Attorney: Planned Parenthood can’t claim ‘privacy’
David Daleiden and Sandra Merritt secretly recorded ranking officials of Planned Parenthood as well as other abortion industry workers discussing selling limbs, organs, and tissue from aborted babies. California Attorney General Xavier Bacerra has lodged 15 felony charges against them for violating his state’s privacy laws.
But Dr. Jenna Ellis, an assistant professor of legal studies at Colorado Christian University, tells OneNewsNow those laws state that privacy is just that.
“… Many of the videos not only were recorded in public, at restaurants and so forth, but the Ninth Circuit has also said that the right to privacy is something that belongs to an individual, not a corporation,” explains the licensed attorney who specializes in constitutional law. “And so Planned Parenthood cannot assert an invasion of privacy for their business practices.”

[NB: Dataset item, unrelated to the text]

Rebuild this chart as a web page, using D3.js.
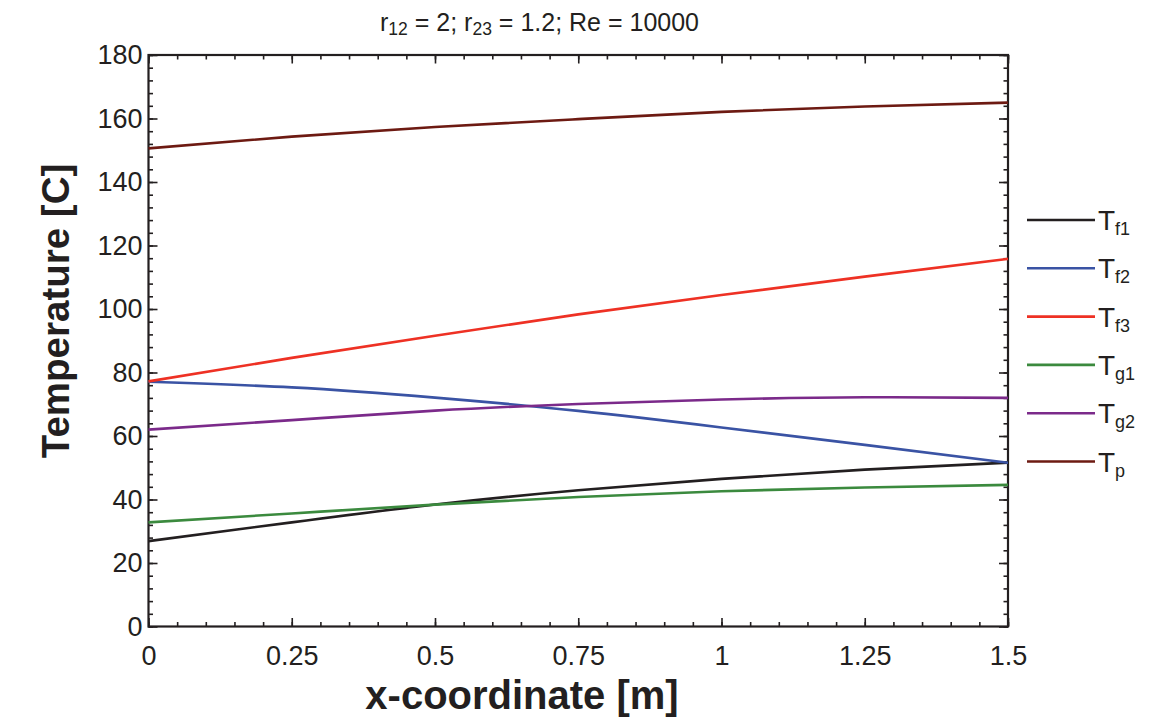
<!DOCTYPE html>
<html>
<head>
<meta charset="utf-8">
<script src="https://cdn.jsdelivr.net/npm/d3@7"></script>
<style>
  html, body { margin: 0; padding: 0; background: #fff; }
  svg { display: block; font-family: "Liberation Sans", Arial, Helvetica, sans-serif; }
</style>
</head>
<body>
<svg id="chart" width="1164" height="719"></svg>
<script>
// ---- data ----
const xValues = [0, 0.25, 0.5, 0.75, 1.0, 1.25, 1.5];
const Tf1 = [26.9, 32.8, 38.4, 42.9, 46.5, 49.4, 51.6];
const Tf2 = [77.1, 75.3, 72.1, 67.9, 62.7, 57.2, 51.6];
const Tf3 = [77.2, 84.6, 91.6, 98.3, 104.4, 110.2, 115.8];
const Tg1 = [32.8, 35.6, 38.4, 40.8, 42.6, 43.8, 44.6];
const Tg2 = [62.0, 65.0, 68.0, 70.1, 71.5, 72.2, 72.0];
const Tp  = [150.6, 154.3, 157.3, 159.8, 162.1, 163.8, 165.0];
const seriesNames = ["Tf1", "Tf2", "Tf3", "Tg1", "Tg2", "Tp"];
const seriesSubs  = ["f1", "f2", "f3", "g1", "g2", "p"];
const seriesColors = ["#231f20", "#3a53a4", "#ee3124", "#3b8a3e", "#7b2a8a", "#6d1a12"];
const seriesValues = [Tf1, Tf2, Tf3, Tg1, Tg2, Tp];
const xTicks = [0, 0.25, 0.5, 0.75, 1, 1.25, 1.5];
const xTickLabels = ["0", "0.25", "0.5", "0.75", "1", "1.25", "1.5"];
const yTicks = [0, 20, 40, 60, 80, 100, 120, 140, 160, 180];

// ---- layout ----
const svg = d3.select("#chart");
const L = 148.5, R = 1008, T = 55, B = 626.5;
const x = d3.scaleLinear().domain([0, 1.5]).range([L, R]);
const y = d3.scaleLinear().domain([0, 180]).range([B, T]);
const axisColor = "#231f20";

const xMinor = d3.range(0, 1.5001, 0.05).map(v => +v.toFixed(2));
const yMinor = d3.range(0, 180.001, 4);

function styleAxis(g) {
  g.select(".domain").remove();
  g.selectAll(".tick line").attr("stroke", axisColor).attr("stroke-width", 1.6);
  g.selectAll(".tick text").attr("fill", "#231f20").attr("font-size", 27)
    .attr("font-family", "'Liberation Sans', Arial, Helvetica, sans-serif");
}

// minor ticks
svg.append("g").attr("transform", `translate(0,${B})`)
  .call(d3.axisBottom(x).tickValues(xMinor).tickSize(-4.5).tickFormat("")).call(styleAxis);
svg.append("g").attr("transform", `translate(0,${T})`)
  .call(d3.axisTop(x).tickValues(xMinor).tickSize(-4.5).tickFormat("")).call(styleAxis);
svg.append("g").attr("transform", `translate(${L},0)`)
  .call(d3.axisLeft(y).tickValues(yMinor).tickSize(-4.5).tickFormat("")).call(styleAxis);
svg.append("g").attr("transform", `translate(${R},0)`)
  .call(d3.axisRight(y).tickValues(yMinor).tickSize(-4.5).tickFormat("")).call(styleAxis);

// major ticks
svg.append("g").attr("transform", `translate(0,${B})`)
  .call(d3.axisBottom(x).tickValues(xTicks).tickSize(-8.5).tickPadding(19)
    .tickFormat((d, i) => xTickLabels[i])).call(styleAxis);
svg.append("g").attr("transform", `translate(0,${T})`)
  .call(d3.axisTop(x).tickValues(xTicks).tickSize(-8.5).tickFormat("")).call(styleAxis);
svg.append("g").attr("transform", `translate(${L},0)`)
  .call(d3.axisLeft(y).tickValues(yTicks).tickSize(-9).tickPadding(6)).call(styleAxis);
svg.append("g").attr("transform", `translate(${R},0)`)
  .call(d3.axisRight(y).tickValues(yTicks).tickSize(-9).tickFormat("")).call(styleAxis);

// frame
svg.append("rect").attr("x", L).attr("y", T).attr("width", R - L).attr("height", B - T)
  .attr("fill", "none").attr("stroke", axisColor).attr("stroke-width", 2.2);

// lines
const line = d3.line().x((d, i) => x(xValues[i])).y(d => y(d)).curve(d3.curveNatural);
seriesValues.forEach((vals, k) => {
  svg.append("path").datum(vals).attr("d", line)
    .attr("fill", "none").attr("stroke", seriesColors[k]).attr("stroke-width", 2.6);
});

// legend
const legY0 = 220, legDy = 48.3;
seriesNames.forEach((n, k) => {
  const ly = legY0 + k * legDy;
  svg.append("line").attr("x1", 1027).attr("x2", 1095).attr("y1", ly).attr("y2", ly)
    .attr("stroke", seriesColors[k]).attr("stroke-width", 2.6);
  const t = svg.append("text").attr("x", 1098).attr("y", ly + 10)
    .attr("font-size", 28).attr("fill", "#231f20");
  t.append("tspan").text("T");
  t.append("tspan").attr("font-size", 18).attr("dy", 5).text(seriesSubs[k]);
});

// title
const title = svg.append("text").attr("x", 380).attr("y", 30.5)
  .attr("font-size", 25).attr("fill", "#231f20");
title.append("tspan").text("r");
title.append("tspan").attr("font-size", 17.5).attr("dy", 4).text("12");
title.append("tspan").attr("dy", -4).text(" = 2; r");
title.append("tspan").attr("font-size", 17.5).attr("dy", 4).text("23");
title.append("tspan").attr("dy", -4).text(" = 1.2; Re = 10000");

// axis titles
svg.append("text").attr("x", 522).attr("y", 709).attr("text-anchor", "middle")
  .attr("font-size", 40).attr("font-weight", "bold").attr("fill", "#231f20")
  .text("x-coordinate [m]");
svg.append("text").attr("transform", "translate(69,311) rotate(-90)").attr("text-anchor", "middle")
  .attr("font-size", 38.5).attr("font-weight", "bold").attr("fill", "#231f20")
  .text("Temperature [C]");
</script>
</body>
</html>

Ironically, she says, the right of privacy under those laws would be owned by the preborn child – and confidentiality would come into play only if the content of the conversation is private and personal to the individual being recorded.

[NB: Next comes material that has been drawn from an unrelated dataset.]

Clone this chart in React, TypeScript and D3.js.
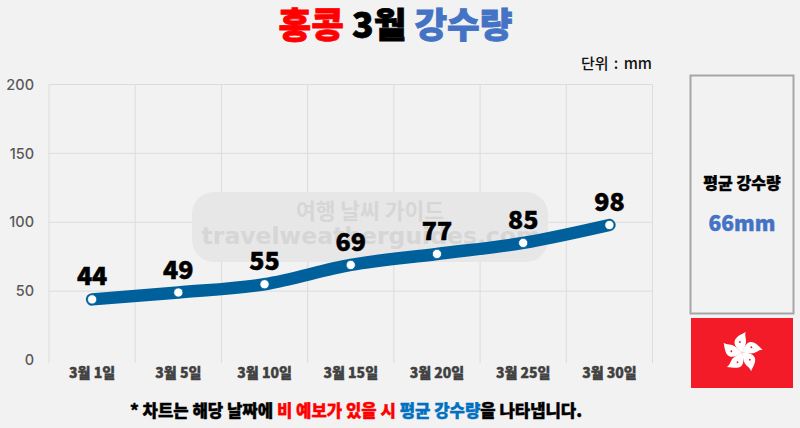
import { useEffect, useRef } from "react";
import * as d3 from "d3";

const days: string[] = ["3월 1일", "3월 5일", "3월 10일", "3월 15일", "3월 20일", "3월 25일", "3월 30일"];
const rainfall: number[] = [44, 49, 55, 69, 77, 85, 98];
const yTicks: number[] = [0, 50, 100, 150, 200];
const average = "66mm";

const width = 800;
const height = 428;
const margin = { top: 84.5, right: 147.5, bottom: 68, left: 49 };
const font = "'Noto Sans CJK KR', 'Noto Sans', sans-serif";

const App = () => {
    const svgRef = useRef<SVGSVGElement | null>(null);

    useEffect(() => {
        if (!svgRef.current) return;
        const svg = d3.select(svgRef.current);
        svg.selectAll("*").remove();

        svg.append("rect").attr("width", width).attr("height", height).attr("fill", "#f2f2f2");

        const x = d3.scaleBand<string>()
            .domain(days)
            .range([margin.left, width - margin.right]);
        const y = d3.scaleLinear()
            .domain([0, 200])
            .range([height - margin.bottom, margin.top]);

        // Title
        const title = svg.append("text")
            .attr("x", 395.5).attr("y", 37.5)
            .attr("text-anchor", "middle")
            .attr("font-family", font).attr("font-weight", 900).attr("font-size", 35.5)
            .attr("stroke-width", 0.8);
        title.append("tspan").attr("fill", "#ff0000").attr("stroke", "#ff0000").text("홍콩");
        title.append("tspan").attr("fill", "#000000").attr("stroke", "#000000").text(" 3월 ");
        title.append("tspan").attr("fill", "#4472c4").attr("stroke", "#4472c4").text("강수량");

        svg.append("text")
            .attr("x", 652).attr("y", 69)
            .attr("text-anchor", "end")
            .attr("font-family", font).attr("font-weight", 500).attr("font-size", 15)
            .attr("word-spacing", 2)
            .attr("fill", "#111").text("단위 : mm");

        // Grid
        const grid = svg.append("g").attr("stroke", "#dcdcdc").attr("stroke-width", 1);
        yTicks.filter(d => d > 0).forEach(d => {
            grid.append("line")
                .attr("x1", margin.left).attr("x2", width - margin.right)
                .attr("y1", y(d)).attr("y2", y(d));
        });
        [...days.map(d => x(d)!), width - margin.right].forEach(px => {
            grid.append("line")
                .attr("x1", px).attr("x2", px)
                .attr("y1", margin.top).attr("y2", height - margin.bottom + 3);
        });

        // Watermark
        svg.append("rect")
            .attr("x", 192).attr("y", 192).attr("width", 356).attr("height", 70).attr("rx", 22)
            .attr("fill", "#e7e7e7");
        svg.append("text")
            .attr("x", 370).attr("y", 219).attr("text-anchor", "middle")
            .attr("font-family", font).attr("font-weight", 700).attr("font-size", 21.5)
            .attr("fill", "#d6d6d6").text("여행 날씨 가이드");
        svg.append("text")
            .attr("x", 371).attr("y", 244).attr("text-anchor", "middle")
            .attr("font-family", "'DejaVu Sans', sans-serif").attr("font-weight", 700).attr("font-size", 23.5)
            .attr("fill", "#d6d6d6").text("travelweatherguides.com");

        // Axes
        const yAxis = svg.append("g")
            .attr("transform", `translate(${margin.left},0)`)
            .call(d3.axisLeft(y).tickValues(yTicks).tickSize(0).tickPadding(15));
        yAxis.select(".domain").remove();
        yAxis.selectAll("text")
            .attr("font-family", "Inter, sans-serif").attr("font-size", 14.5).attr("font-weight", 500)
            .attr("fill", "#595959");

        const xAxis = svg.append("g")
            .attr("transform", `translate(0,${height - margin.bottom})`)
            .call(d3.axisBottom(x).tickSize(0).tickPadding(8));
        xAxis.select(".domain").remove();
        xAxis.selectAll("text")
            .attr("font-family", font).attr("font-size", 14).attr("font-weight", 900)
            .attr("fill", "#404040")
            .attr("stroke", "#404040").attr("stroke-width", 0.4);

        // Line
        const cx = (_: number, i: number) => x(days[i])! + x.bandwidth() / 2;
        const line = d3.line<number>()
            .x(cx)
            .y(d => y(d))
            .curve(d3.curveMonotoneX);
        svg.append("path")
            .datum(rainfall)
            .attr("d", line)
            .attr("fill", "none")
            .attr("stroke", "#00609c")
            .attr("stroke-width", 12.5)
            .attr("stroke-linecap", "round")
            .attr("stroke-linejoin", "round");

        svg.append("g").selectAll("circle")
            .data(rainfall)
            .join("circle")
            .attr("cx", cx)
            .attr("cy", d => y(d))
            .attr("r", 4.6)
            .attr("fill", "#ffffff")
            .attr("stroke", "#00609c")
            .attr("stroke-width", 0.8);

        svg.append("g").selectAll("text")
            .data(rainfall)
            .join("text")
            .attr("x", cx)
            .attr("y", d => y(d) - 14)
            .attr("text-anchor", "middle")
            .attr("font-family", font).attr("font-weight", 900).attr("font-size", 25)
            .attr("fill", "#000")
            .attr("stroke", "#000").attr("stroke-width", 0.5)
            .text(d => d);

        // Average panel
        svg.append("rect")
            .attr("x", 690.5).attr("y", 75.5).attr("width", 103).attr("height", 238)
            .attr("fill", "none").attr("stroke", "#a6a6a6").attr("stroke-width", 2);
        svg.append("text")
            .attr("x", 742).attr("y", 189).attr("text-anchor", "middle")
            .attr("font-family", font).attr("font-weight", 900).attr("font-size", 16)
            .attr("fill", "#000")
            .attr("stroke", "#000").attr("stroke-width", 0.4)
            .text("평균 강수량");
        svg.append("text")
            .attr("x", 742).attr("y", 231).attr("text-anchor", "middle")
            .attr("font-family", font).attr("font-weight", 900).attr("font-size", 21)
            .attr("fill", "#4472c4")
            .attr("stroke", "#4472c4").attr("stroke-width", 0.4)
            .text(average);

        // Flag
        svg.append("rect")
            .attr("x", 691).attr("y", 318).attr("width", 102).attr("height", 70)
            .attr("fill", "#f21b27");
        const flag = svg.append("g").attr("transform", "translate(742,352.5) scale(1.05)");
        d3.range(5).forEach(i => {
            const petal = flag.append("g").attr("transform", `rotate(${i * 72})`);
            petal.append("path")
                .attr("d", "M0,0 C-4,-3 -8,-7 -7,-11 C-6,-15 -1,-17 3.5,-19.5 C2,-16 5,-12 3.5,-8 C2.5,-5 1,-2 0,0 Z")
                .attr("fill", "#ffffff");
            petal.append("circle").attr("cx", -2).attr("cy", -10).attr("r", 0.9).attr("fill", "#f21b27");
        });

        // Footnote
        const note = svg.append("text")
            .attr("x", 356).attr("y", 417)
            .attr("text-anchor", "middle")
            .attr("font-family", font).attr("font-weight", 900).attr("font-size", 16.7)
            .attr("stroke-width", 0.4);
        note.append("tspan").attr("fill", "#000").attr("stroke", "#000").text("* 차트는 해당 날짜에 ");
        note.append("tspan").attr("fill", "#ff0000").attr("stroke", "#ff0000").text("비 예보가 있을 시 ");
        note.append("tspan").attr("fill", "#0070c0").attr("stroke", "#0070c0").text("평균 강수량");
        note.append("tspan").attr("fill", "#000").attr("stroke", "#000").text("을 나타냅니다.");
    }, []);

    return (
        <svg
            ref={svgRef}
            width={width}
            height={height}
            style={{ position: "absolute", left: 0, top: 0 }}
        ></svg>
    );
};

export default App;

“… So this would have to be something that was private and personal to the actual abortionists themselves rather than about the business practices or anything else regarding Planned Parenthood,” the educator notes. “So this shouldn’t apply at all to David Daleiden or Sandra Merritt.”
Ellis says the charges are an overreach on the part of the attorney general, that California is a progressive/activist state, and that the charges have been brought “more as an aggressive agenda tactic rather than actually supporting what California law says.”